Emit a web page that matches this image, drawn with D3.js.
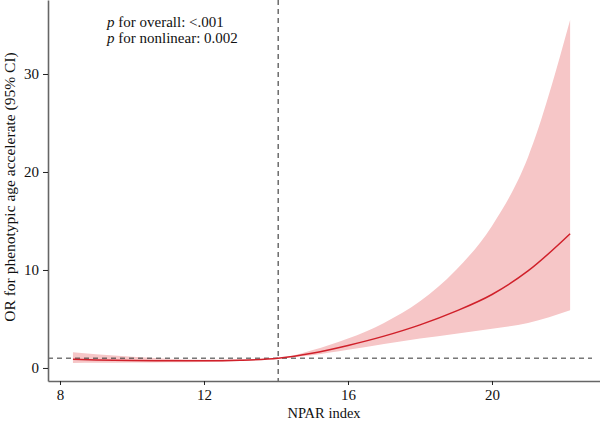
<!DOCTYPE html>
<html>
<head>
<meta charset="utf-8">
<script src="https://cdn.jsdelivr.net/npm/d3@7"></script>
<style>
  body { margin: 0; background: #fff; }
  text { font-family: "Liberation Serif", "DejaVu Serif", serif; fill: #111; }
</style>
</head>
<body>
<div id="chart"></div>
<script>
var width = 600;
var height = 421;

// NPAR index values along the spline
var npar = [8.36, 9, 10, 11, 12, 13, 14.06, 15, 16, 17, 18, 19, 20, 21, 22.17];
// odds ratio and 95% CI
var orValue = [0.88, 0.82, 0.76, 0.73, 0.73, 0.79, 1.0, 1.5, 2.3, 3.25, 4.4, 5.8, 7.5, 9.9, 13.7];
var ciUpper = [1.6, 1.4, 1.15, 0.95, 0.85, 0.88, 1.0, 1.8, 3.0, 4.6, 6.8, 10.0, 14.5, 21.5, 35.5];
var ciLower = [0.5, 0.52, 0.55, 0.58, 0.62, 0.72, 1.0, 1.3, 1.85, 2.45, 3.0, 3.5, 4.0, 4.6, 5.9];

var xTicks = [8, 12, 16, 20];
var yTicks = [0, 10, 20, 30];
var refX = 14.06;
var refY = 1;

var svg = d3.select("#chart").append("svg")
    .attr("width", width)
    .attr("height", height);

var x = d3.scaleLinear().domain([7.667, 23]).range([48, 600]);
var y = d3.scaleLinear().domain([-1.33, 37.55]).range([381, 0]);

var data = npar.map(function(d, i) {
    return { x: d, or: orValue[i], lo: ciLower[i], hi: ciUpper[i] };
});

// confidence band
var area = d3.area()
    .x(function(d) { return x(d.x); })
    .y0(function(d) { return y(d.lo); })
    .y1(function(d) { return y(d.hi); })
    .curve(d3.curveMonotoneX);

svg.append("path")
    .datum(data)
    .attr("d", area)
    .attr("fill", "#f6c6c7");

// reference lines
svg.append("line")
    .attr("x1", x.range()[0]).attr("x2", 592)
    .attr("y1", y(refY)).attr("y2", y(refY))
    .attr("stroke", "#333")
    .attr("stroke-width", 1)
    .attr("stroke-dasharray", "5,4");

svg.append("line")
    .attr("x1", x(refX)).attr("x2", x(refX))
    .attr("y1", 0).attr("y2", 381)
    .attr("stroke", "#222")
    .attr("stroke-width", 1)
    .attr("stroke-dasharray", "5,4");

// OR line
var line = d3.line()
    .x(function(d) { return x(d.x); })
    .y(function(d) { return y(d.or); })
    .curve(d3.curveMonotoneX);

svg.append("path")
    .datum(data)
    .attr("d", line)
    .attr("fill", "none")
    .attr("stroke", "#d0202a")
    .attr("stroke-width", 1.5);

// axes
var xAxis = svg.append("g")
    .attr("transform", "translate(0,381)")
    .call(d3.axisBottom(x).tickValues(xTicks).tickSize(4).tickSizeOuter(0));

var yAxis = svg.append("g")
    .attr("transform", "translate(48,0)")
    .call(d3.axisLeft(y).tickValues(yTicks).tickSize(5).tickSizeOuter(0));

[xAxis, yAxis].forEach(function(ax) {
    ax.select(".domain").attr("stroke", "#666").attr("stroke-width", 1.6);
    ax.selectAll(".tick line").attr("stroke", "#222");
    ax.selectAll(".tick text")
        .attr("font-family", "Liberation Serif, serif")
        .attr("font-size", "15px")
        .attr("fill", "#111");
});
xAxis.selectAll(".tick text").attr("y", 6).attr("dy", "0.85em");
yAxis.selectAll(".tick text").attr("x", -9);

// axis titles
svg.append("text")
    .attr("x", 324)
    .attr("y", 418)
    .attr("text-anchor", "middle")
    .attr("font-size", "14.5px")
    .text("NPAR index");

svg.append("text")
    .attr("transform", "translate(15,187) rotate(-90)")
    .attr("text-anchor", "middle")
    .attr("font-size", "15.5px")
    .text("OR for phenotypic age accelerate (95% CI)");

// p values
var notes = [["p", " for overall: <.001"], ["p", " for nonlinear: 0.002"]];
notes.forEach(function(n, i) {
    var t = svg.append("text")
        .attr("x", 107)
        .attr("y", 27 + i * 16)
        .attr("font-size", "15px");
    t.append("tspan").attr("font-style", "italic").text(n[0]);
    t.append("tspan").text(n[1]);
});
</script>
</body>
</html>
········
**Instruction**
Without the pictures, return the listing above from its first line through the line that has "var height = 421;".

**Result for this task**
Emit a web page that matches this image, drawn with D3.js.
<!DOCTYPE html>
<html>
<head>
<meta charset="utf-8">
<script src="https://cdn.jsdelivr.net/npm/d3@7"></script>
<style>
  body { margin: 0; background: #fff; }
  text { font-family: "Liberation Serif", "DejaVu Serif", serif; fill: #111; }
</style>
</head>
<body>
<div id="chart"></div>
<script>
var width = 600;
var height = 421;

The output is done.